Il quadro si arricchisce con altre informazioni che si possono trarre dai nuovi dati OECD-WTO sul contenuto di valore aggiunto dei flussi di commercio estero (“trade in value added”). Questi dati – pur soggetti a probabili revisioni di coerenza e attendibilità – gettano luce sulle cosiddette “catene globali del valore”, rivelando quanto valore aggiunto (in ultima analisi PIL) di un paese viene incorporato non solo nelle sue esportazioni dirette, ma anche nelle esportazioni di altri paesi che utilizzano prodotti intermedi (componenti, semilavorati, materiali) importati dal primo paese. Simmetricamente questi dati rivelano quanta parte delle esportazioni (circa il 20% per l’Italia) consiste in valore aggiunto altrui incorporato nei prodotti intermedi e nei servizi (tra cui licenze d’uso di tecnologie) che vengono importati per produrre quei beni. Così scopriamo, ad esempio, che gli USA sono il nostro primo mercato di sbocco (non il terzo dopo Germania e Francia come risulta dalle statistiche doganali) se misurato in termini di valore aggiunto italiano contenuto nei nostri moltissimi prodotti intermedi utilizzati da Germania, Francia, Regno Unito, Polonia, Cina, Corea ecc. quando producono per esportare negli stessi USA. Le catene globali del valore sono dunque un potente veicolo perché anche imprese minori delle famose nicchie specializzate (anche di tecnologia sofisticata) si inseriscano nel grande gioco competitivo dei mercati più promettenti. Sia la vecchia indagine Bruegel-EFIGE su sette paesi europei, sia il primo “Rapporto Istat sulla competitività delle imprese italiane” del gennaio 2013 fanno emergere quanto più produttive e dinamiche siano le imprese che scelgono forme organizzative e manageriali sempre più complesse di internazionalizzazione, combinando le esportazioni con accordi di fornitura internazionale e investimenti diretti esteri.

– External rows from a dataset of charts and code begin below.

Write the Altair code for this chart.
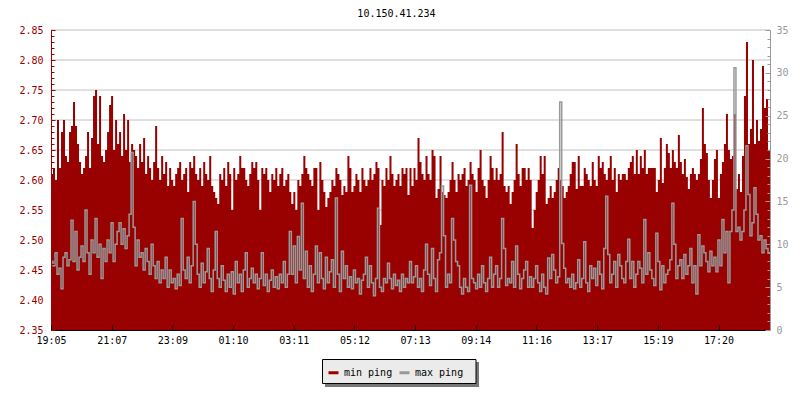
import json
import altair as alt
import pandas as pd

TITLE = "10.150.41.234"
TIME_LABELS = ["19:05", "21:07", "23:09", "01:10", "03:11", "05:12",
               "07:13", "09:14", "11:16", "13:17", "15:19", "17:20"]
LEFT_TICKS = [2.35, 2.40, 2.45, 2.50, 2.55, 2.60, 2.65, 2.70, 2.75, 2.80, 2.85]
RIGHT_TICKS = [0, 5, 10, 15, 20, 25, 30, 35]
SERIES = ["min ping", "max ping"]
COLORS = ["#990000", "#999999"]

MIN_PING = [
    2.61, 2.62, 2.60, 2.70, 2.62, 2.68, 2.70, 2.64, 2.63, 2.68,
    2.69, 2.73, 2.69, 2.66, 2.63, 2.61, 2.62, 2.64, 2.68, 2.62,
    2.67, 2.74, 2.75, 2.66, 2.74, 2.64, 2.63, 2.65, 2.68, 2.725,
    2.74, 2.65, 2.70, 2.66, 2.68, 2.64, 2.71, 2.65, 2.70, 2.63,
    2.66, 2.65, 2.64, 2.62, 2.66, 2.63, 2.67, 2.61, 2.64, 2.62,
    2.60, 2.63, 2.69, 2.62, 2.60, 2.64, 2.61, 2.63, 2.59, 2.62,
    2.60, 2.59, 2.61, 2.62, 2.63, 2.60, 2.61, 2.62, 2.58, 2.63,
    2.62, 2.64, 2.61, 2.60, 2.62, 2.59, 2.63, 2.61, 2.60, 2.64,
    2.59, 2.58, 2.57, 2.56, 2.61, 2.60, 2.62, 2.59, 2.63, 2.61,
    2.55, 2.62, 2.60, 2.61, 2.64, 2.62, 2.62, 2.60, 2.59, 2.61,
    2.63, 2.62, 2.63, 2.60, 2.55, 2.62, 2.61, 2.62, 2.60, 2.58,
    2.61, 2.60, 2.62, 2.59, 2.61, 2.62, 2.59, 2.60, 2.61, 2.58,
    2.56, 2.58, 2.55, 2.60, 2.59, 2.61, 2.64, 2.62, 2.61, 2.60,
    2.59, 2.62, 2.62, 2.55, 2.63, 2.60, 2.58, 2.555, 2.57, 2.58,
    2.60, 2.59, 2.62, 2.61, 2.60, 2.575, 2.59, 2.58, 2.64, 2.62,
    2.58, 2.59, 2.61, 2.60, 2.58, 2.62, 2.60, 2.59, 2.60, 2.62,
    2.60, 2.61, 2.63, 2.62, 2.525, 2.60, 2.59, 2.62, 2.60, 2.64,
    2.61, 2.59, 2.60, 2.61, 2.59, 2.62, 2.61, 2.62, 2.575, 2.62,
    2.59, 2.62, 2.60, 2.67, 2.63, 2.61, 2.60, 2.64, 2.61, 2.60,
    2.65, 2.64, 2.57, 2.585, 2.64, 2.58, 2.575, 2.57, 2.58, 2.60,
    2.63, 2.60, 2.58, 2.61, 2.60, 2.61, 2.62, 2.59, 2.60, 2.63,
    2.61, 2.60, 2.58, 2.62, 2.65, 2.60, 2.59, 2.57, 2.60, 2.64,
    2.62, 2.60, 2.62, 2.60, 2.61, 2.68, 2.59, 2.58, 2.59, 2.56,
    2.58, 2.60, 2.66, 2.61, 2.59, 2.62, 2.62, 2.60, 2.62, 2.60,
    2.52, 2.55, 2.58, 2.60, 2.64, 2.61, 2.64, 2.56, 2.57, 2.59,
    2.57, 2.58, 2.60, 2.62, 2.60, 2.59, 2.57, 2.58, 2.59, 2.61,
    2.63, 2.63, 2.585, 2.64, 2.59, 2.59, 2.62, 2.61, 2.60, 2.59,
    2.63, 2.60, 2.59, 2.64, 2.62, 2.63, 2.61, 2.60, 2.62, 2.64,
    2.60, 2.62, 2.58, 2.61, 2.60, 2.61, 2.61, 2.60, 2.62, 2.63,
    2.64, 2.61, 2.65, 2.61, 2.64, 2.62, 2.65, 2.61, 2.62, 2.62,
    2.62, 2.62, 2.58, 2.60, 2.67, 2.595, 2.62, 2.66, 2.645, 2.62,
    2.65, 2.63, 2.62, 2.675, 2.63, 2.61, 2.635, 2.605, 2.585, 2.61,
    2.62, 2.61, 2.60, 2.61, 2.635, 2.72, 2.66, 2.645, 2.60, 2.57,
    2.60, 2.635, 2.65, 2.57, 2.61, 2.63, 2.66, 2.71, 2.65, 2.635,
    2.64, 2.71, 2.585, 2.61, 2.58, 2.64, 2.74, 2.83, 2.66, 2.685,
    2.80, 2.66, 2.70, 2.665, 2.685, 2.79, 2.72, 2.735, 2.65,
]

MAX_PING = [
    8.0, 7.5, 9.0, 6.5, 7.2, 4.8, 8.5, 9.0, 7.5, 8.2,
    12.8, 8.0, 11.5, 7.0, 8.5, 9.8, 8.0, 14.0, 9.0, 6.5,
    10.5, 9.0, 13.0, 8.5, 10.0, 6.0, 9.5, 8.0, 10.5, 9.0,
    12.5, 8.0, 10.0, 11.5, 12.5, 10.0, 11.8, 9.5, 11.0, 13.5,
    20.7, 12.0, 7.5, 10.5, 8.5, 9.0, 7.0, 9.5, 8.0, 6.5,
    10.0, 7.5, 6.0, 8.0, 5.5, 7.0, 6.0, 8.5, 5.0, 7.0,
    5.5, 6.0, 4.8, 6.5, 5.2, 13.0, 7.0, 6.0, 8.5, 5.5,
    7.5, 15.0, 10.0, 6.5, 5.0, 7.8, 5.5, 6.8, 9.5, 6.0,
    4.5, 7.0, 11.5, 6.0, 5.0, 7.5, 5.8, 4.5, 6.5, 5.0,
    6.8, 4.2, 8.0, 5.5, 6.5, 4.5, 7.0, 9.0, 5.0, 6.0,
    7.2, 5.5, 6.5, 4.8, 6.0, 9.0, 5.2, 6.5, 4.5, 5.8,
    7.0, 5.0, 6.2, 4.8, 6.5, 5.5, 8.0, 5.0, 6.5, 11.5,
    6.5, 9.8, 5.5, 10.9, 7.0, 14.8, 6.0, 9.2, 5.0, 7.5,
    4.5, 6.5, 9.8, 5.5, 9.0, 6.0, 4.8, 8.5, 5.5, 6.8,
    8.2, 5.0, 15.4, 6.5, 4.5, 9.2, 6.0, 7.5, 5.0, 6.2,
    4.8, 7.0, 5.5, 6.0, 4.2, 5.8, 6.5, 8.5, 5.0, 7.5,
    5.5, 4.0, 6.0, 14.2, 5.0, 4.5, 6.0, 5.5, 7.8, 6.0,
    4.8, 6.5, 5.2, 5.8, 4.5, 6.5, 5.0, 6.0, 5.5, 8.0,
    5.5, 6.2, 7.5, 5.0, 6.0, 4.5, 7.0, 10.0, 6.5, 5.2,
    9.5, 6.0, 4.5, 8.2, 9.0, 16.8, 11.0, 5.0, 6.5, 5.5,
    13.0, 10.5, 8.0, 7.5, 5.0, 4.2, 6.0, 5.0, 4.5, 16.9,
    6.0, 5.5, 4.8, 6.5, 5.0, 7.5, 5.5, 4.5, 6.0, 8.5,
    5.0, 6.5, 7.5, 5.0, 6.0, 13.0, 9.5, 5.2, 6.0, 5.5,
    8.0, 5.0, 9.8, 6.5, 4.8, 6.0, 7.0, 8.0, 5.0, 6.2,
    5.0, 6.0, 7.5, 5.5, 4.5, 6.5, 5.0, 4.2, 8.4, 6.0,
    8.8, 7.0, 5.5, 6.2, 26.6, 10.1, 7.2, 5.5, 6.0, 5.0,
    6.5, 4.8, 5.5, 8.2, 5.0, 6.0, 10.3, 5.5, 4.5, 7.5,
    6.0, 7.2, 5.2, 8.0, 6.5, 4.8, 9.5, 15.6, 8.8, 5.5,
    6.5, 8.0, 5.0, 8.8, 7.5, 6.0, 5.5, 8.0, 10.6, 6.0,
    8.0, 5.0, 6.5, 8.0, 7.2, 5.5, 12.9, 6.5, 9.0, 7.0,
    6.0, 5.2, 11.3, 8.0, 4.7, 7.5, 5.5, 6.5, 7.0, 8.2,
    14.8, 10.0, 6.0, 7.5, 8.2, 6.0, 8.8, 6.5, 7.5, 9.5,
    5.5, 7.5, 4.2, 11.1, 7.5, 9.8, 9.0, 8.0, 6.8, 9.2,
    7.5, 8.5, 6.8, 10.5, 7.5, 12.9, 9.0, 11.5, 5.5, 11.5,
    14.0, 30.6, 11.5, 12.0, 10.5, 11.5, 14.0, 21.5, 15.8, 11.0,
    12.5, 16.6, 13.5, 10.5, 11.0, 9.0, 10.5, 9.5, 9.0,
]

FONT = "DejaVu Sans Mono"
n = len(MIN_PING)
TICK_STEP = 30.3
TICK_POS = [round(k * TICK_STEP, 2) for k in range(len(TIME_LABELS))]
LEFT_MINOR = [round(2.35 + k * 0.01, 2) for k in range(51)]
RIGHT_MINOR = list(range(36))

df = pd.DataFrame({
    "i": list(range(n)) + [n],
    "minp": MIN_PING + [MIN_PING[-1]],
    "maxp": MAX_PING + [MAX_PING[-1]],
})

xs = dict(domain=[0, n], nice=False, zero=False)
yl = dict(domain=[2.35, 2.85], nice=False, zero=False)
yr = dict(domain=[0, 35], nice=False, zero=False)

label_expr = json.dumps(TIME_LABELS) + "[round(datum.value / %s)]" % TICK_STEP

grid = alt.Chart(pd.DataFrame({"g": LEFT_TICKS[1:]})).mark_rule(
    color="#c0c0c0", strokeWidth=1
).encode(y=alt.Y("g:Q", scale=alt.Scale(**yl), axis=None))

area = alt.Chart(df).mark_area(
    interpolate="step-after", color=COLORS[0], clip=True
).encode(
    x=alt.X("i:Q", scale=alt.Scale(**xs), axis=alt.Axis(
        orient="bottom", values=TICK_POS, labelExpr=label_expr, ticks=False,
        grid=False, domainColor="black", domainWidth=1, labelColor="black",
        labelPadding=5, labelFlush=False, title=None, labelFont=FONT,
        labelFontSize=10, zindex=1)),
    y=alt.Y("minp:Q", scale=alt.Scale(**yl), axis=alt.Axis(
        orient="left", values=LEFT_TICKS, format=".2f", ticks=False, grid=False,
        domainColor=COLORS[0], labelColor=COLORS[0], labelPadding=8, title=None,
        labelFont=FONT, labelFontSize=10, zindex=1)),
    y2=alt.datum(2.35),
)

line = alt.Chart(df).mark_line(
    interpolate="step-after", color=COLORS[1], strokeWidth=1.5, clip=True
).encode(
    x=alt.X("i:Q", scale=alt.Scale(**xs), axis=None),
    y=alt.Y("maxp:Q", scale=alt.Scale(**yr), axis=alt.Axis(
        orient="right", values=RIGHT_TICKS, ticks=False, grid=False,
        domainColor=COLORS[1], labelColor=COLORS[1], labelPadding=6, title=None,
        labelFont=FONT, labelFontSize=10, zindex=1)),
)


def tick_layer(channel, scale, values, orient, size, color):
    ax = alt.Axis(orient=orient, values=values, offset=-size, tickSize=size,
                  tickColor=color, tickWidth=1, labels=False, domain=False,
                  grid=False, title=None, zindex=2)
    d = pd.DataFrame({"v": values})
    base = alt.Chart(d).mark_point(opacity=0)
    if channel == "y":
        return base.encode(y=alt.Y("v:Q", scale=alt.Scale(**scale), axis=ax))
    return base.encode(x=alt.X("v:Q", scale=alt.Scale(**scale), axis=ax))


t1 = tick_layer("y", yl, LEFT_TICKS, "left", 4, COLORS[0])
t2 = tick_layer("y", yl, LEFT_MINOR, "left", 3, COLORS[0])
t3 = tick_layer("y", yr, RIGHT_TICKS, "right", 5, COLORS[1])
t4 = tick_layer("y", yr, RIGHT_MINOR, "right", 3, COLORS[1])
t5 = tick_layer("x", xs, TICK_POS, "bottom", 5, "black")

# legend frame: drop shadow and box
shadow = alt.Chart(pd.DataFrame({"s": [0]})).mark_rect(color="#777777").encode(
    x=alt.value(274), x2=alt.value(428), y=alt.value(332), y2=alt.value(357)
)
box = alt.Chart(pd.DataFrame({"s": [0]})).mark_rect(
    fill="#ebebeb", stroke="black", strokeWidth=1
).encode(
    x=alt.value(271.5), x2=alt.value(425), y=alt.value(329.5), y2=alt.value(353.5)
)

leg_df = pd.DataFrame({"series": SERIES * 2, "i": [-10, -10, -9, -9], "v": [0, 0, 0, 0]})
legend_layer = alt.Chart(leg_df).mark_line(strokeWidth=3, clip=True).encode(
    x=alt.X("i:Q", scale=alt.Scale(domain=[0, 1]), axis=None),
    y=alt.Y("v:Q", scale=alt.Scale(domain=[0, 1]), axis=None),
    color=alt.Color("series:N", scale=alt.Scale(domain=SERIES, range=COLORS),
                    legend=alt.Legend(
                        orient="none", legendX=276, legendY=336,
                        direction="horizontal", title=None,
                        padding=0, symbolType="stroke", symbolStrokeWidth=3,
                        symbolSize=100, labelFont=FONT, labelFontSize=10,
                        labelColor="black", columnPadding=0, labelOffset=4)),
)

chart = alt.layer(
    grid, area, line, t1, t2, t3, t4, t5, shadow, box, legend_layer
).resolve_scale(
    x="independent", y="independent"
).properties(
    width=719, height=300,
    title=alt.Title(TITLE, font=FONT, fontSize=10, fontWeight="normal",
                    color="black", offset=6, dx=-14, anchor="middle"),
    autosize=alt.AutoSizeParams(type="none"),
    padding={"left": 43, "top": 22, "right": 22, "bottom": 62},
    background="white",
).configure_view(stroke=None)

chart.save("out.html", embed_options={"renderer": "svg", "actions": False})
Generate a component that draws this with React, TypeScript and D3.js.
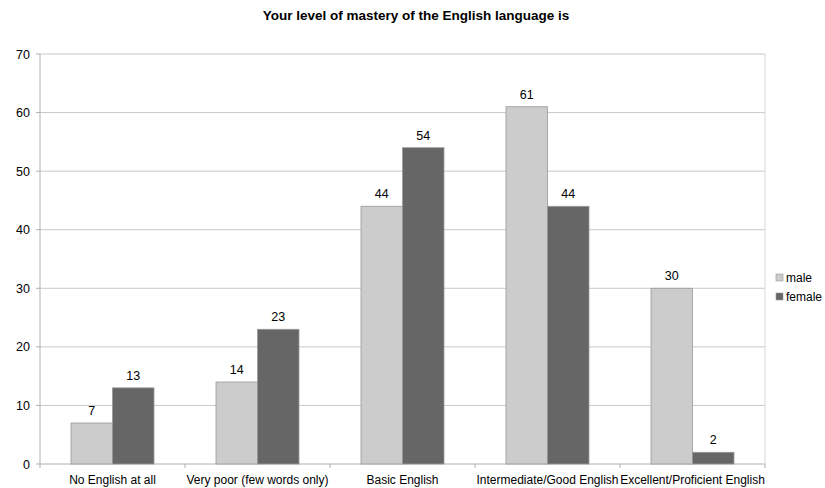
import React from "react";
import * as d3 from "d3";

const categories = [
  "No English at all",
  "Very poor (few words only)",
  "Basic English",
  "Intermediate/Good English",
  "Excellent/Proficient English",
];
const seriesNames = ["male", "female"];
const maleValues = [7, 14, 44, 61, 30];
const femaleValues = [13, 23, 54, 44, 2];
const yTicks = [0, 10, 20, 30, 40, 50, 60, 70];
const colors = ["#cccccc", "#666666"];

const W = 825;
const H = 488;
const left = 40;
const right = 765;
const top = 54;
const bottom = 464;
const font = "'Liberation Sans', Arial, sans-serif";

export default function App() {
  const x = d3.scaleBand<string>().domain(categories).range([left, right]).paddingInner(0).paddingOuter(0);
  const inner = d3.scaleBand<string>().domain(seriesNames).range([0, x.bandwidth()]).paddingInner(0).paddingOuter(0.747);
  const y = d3.scaleLinear().domain([0, 70]).range([bottom, top]);
  const series = [maleValues, femaleValues];

  return (
    <svg width={W} height={H} style={{ position: "absolute", left: 0, top: 0, background: "#fff" }} fontFamily={font}>
      <text x={416} y={20} textAnchor="middle" fontSize={13.5} fontWeight="bold" fill="#000">
        Your level of mastery of the English language is
      </text>
      {yTicks.map((t) => (
        <g key={t}>
          <line x1={left} x2={right} y1={y(t)} y2={y(t)} stroke={t === 0 ? "#b0b0b0" : "#c8c8c8"} strokeWidth={1} />
          <line x1={left - 4} x2={left} y1={y(t)} y2={y(t)} stroke="#b0b0b0" />
          <text x={left - 10} y={y(t) + 4.5} textAnchor="end" fontSize={12.5} fill="#000">
            {t}
          </text>
        </g>
      ))}
      <line x1={left} x2={left} y1={top} y2={bottom} stroke="#b0b0b0" />
      <line x1={right} x2={right} y1={top} y2={bottom} stroke="#d8d8d8" />
      {categories.map((c, i) => (
        <line key={"tk" + i} x1={x(c)!} x2={x(c)!} y1={bottom} y2={bottom + 4} stroke="#b0b0b0" />
      ))}
      <line x1={right} x2={right} y1={bottom} y2={bottom + 4} stroke="#b0b0b0" />
      {categories.map((c, i) =>
        seriesNames.map((s, j) => {
          const v = series[j][i];
          const bx = x(c)! + inner(s)!;
          return (
            <g key={c + s}>
              <rect x={bx} y={y(v)} width={inner.bandwidth()} height={bottom - y(v)} fill={colors[j]} stroke="#999" strokeWidth={0.8} />
              <text x={bx + inner.bandwidth() / 2} y={y(v) - 8} textAnchor="middle" fontSize={12.5} fill="#000">
                {v}
              </text>
            </g>
          );
        })
      )}
      {categories.map((c) => (
        <text key={"l" + c} x={x(c)! + x.bandwidth() / 2} y={484} textAnchor="middle" fontSize={12} fill="#000">
          {c}
        </text>
      ))}
      {seriesNames.map((s, j) => (
        <g key={"lg" + s}>
          <rect x={776} y={274 + j * 19} width={7} height={7} fill={colors[j]} stroke="#999" strokeWidth={0.6} />
          <text x={786} y={282 + j * 19} fontSize={12} fill="#000">
            {s}
          </text>
        </g>
      ))}
    </svg>
  );
}
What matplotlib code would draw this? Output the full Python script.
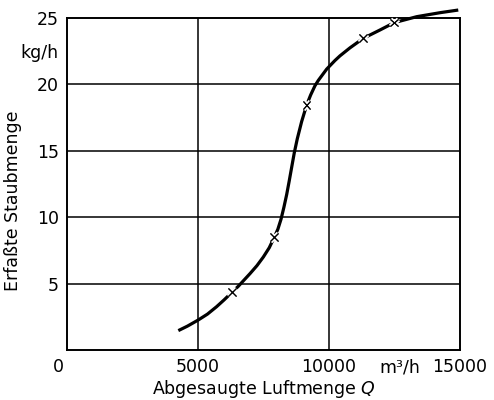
import matplotlib.pyplot as plt
import matplotlib.patheffects as pe
import matplotlib.transforms as mtransforms

# Abgesaugte Luftmenge Q (m3/h) vs. erfasste Staubmenge (kg/h)
curve_q = [4250, 4600, 5010, 5360, 5710, 6000, 6300, 6540, 6985, 7250,
           7494, 7720, 7913, 8050, 8170, 8280, 8385, 8480, 8580, 8676,
           8790, 8957, 9149, 9300, 9466, 9593, 9912, 10229, 10420, 10800,
           11310, 11950, 12490, 13350, 14240, 14935]
curve_m = [1.46, 1.8, 2.26, 2.7, 3.26, 3.78, 4.35, 4.8, 5.75, 6.35,
           7.0, 7.7, 8.49, 9.1, 9.85, 10.75, 11.7, 12.7, 13.8, 14.85,
           15.9, 17.2, 18.45, 19.2, 19.9, 20.3, 21.15, 21.8, 22.15, 22.75,
           23.47, 24.1, 24.65, 25.1, 25.4, 25.6]

meas_q = [6300, 7913, 9149, 11310, 12490]
meas_m = [4.35, 8.49, 18.45, 23.47, 24.65]

x_ticks = [0, 5000, 10000, 15000]
x_labels = ["0", "5000", "10000", "15000"]
y_ticks = [5, 10, 15, 20, 25]

plt.rcParams['font.family'] = ['DejaVu Sans']

fig = plt.figure(figsize=(4.94, 4.0), dpi=100)
ax = fig.add_axes([0.1356, 0.125, 0.7955, 0.83])

ax.set_xlim(0, 15000)
ax.set_ylim(0, 25)

for xv in [5000, 10000]:
    ax.axvline(xv, color="black", lw=1.1, zorder=1)
for yv in [5, 10, 15, 20]:
    ax.axhline(yv, color="black", lw=1.1, zorder=1)

ax.plot(curve_q, curve_m, color="black", lw=2.3, solid_capstyle="butt",
        solid_joinstyle="round", clip_on=False, zorder=3)
ax.plot(meas_q, meas_m, linestyle="none", marker="x", color="black",
        markersize=5.5, mew=0.8, clip_on=False, zorder=4,
        path_effects=[pe.withStroke(linewidth=3.5, foreground="white"), pe.Normal()])

for s in ax.spines.values():
    s.set_linewidth(1.4)
    s.set_color("black")

ax.tick_params(length=0, labelsize=12.5, pad=6)
ax.set_xticks(x_ticks)
ax.set_xticklabels(x_labels)
# the "0" sits a bit left of the corner
zero_lbl = ax.get_xticklabels()[0]
zero_lbl.set_transform(zero_lbl.get_transform()
                       + mtransforms.ScaledTranslation(-9 / 100, 0, fig.dpi_scale_trans))
ax.set_yticks(y_ticks)
ax.set_yticklabels([str(v) for v in y_ticks])

# unit labels placed like tick labels
ax.annotate("m³/h", xy=(12700, 0), xycoords=("data", "axes fraction"),
            xytext=(0, -6), textcoords="offset points",
            ha="center", va="top", fontsize=12.5)
ax.annotate("kg/h", xy=(0, 22.4), xycoords=("axes fraction", "data"),
            xytext=(-6, 0), textcoords="offset points",
            ha="right", va="center", fontsize=12.5)

ax.set_xlabel(r"Abgesaugte Luftmenge $\it{Q}$", fontsize=12.5, labelpad=1)
ax.set_ylabel("Erfaßte Staubmenge", fontsize=12.5)
ax.yaxis.set_label_coords(-0.115, 0.45)

fig.savefig("out.png", dpi=100)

Cosa ne discende per una moderna politica industriale che non voglia solo giocare in difesa e al soccorso di situazioni di crisi aziendale, ma spingere decisamente l’intero sistema produttivo a partecipare attivamente e nei segmenti più alti delle catene di valore? Occorre favorire al massimo aggregazione e interconnessione tra imprese, coltivando i nostri vantaggi competitivi attuali e potenziali. Non bastano nemmeno crediti d’imposta per complessivi 200 milioni all’anno per tre anni con un massimale di 2,5 milioni per impresa: impatto atteso forse significativo per micro e piccole imprese, ma scarsamente rilevante per le medie e grandi imprese che devono impegnarsi in ambiziosi progetti innovativi, senza i quali non riusciremo ad agganciarci pienamente e credibilmente alle grandi filiere delle “tecnologie chiave abilitanti” che l’Europa di Horizon 2020 sta disegnando. Confidiamo nel concorso dei fondi europei per dare un colpo d’ala al nostro disegno di terzo o quarto paese manifatturiero del mondo.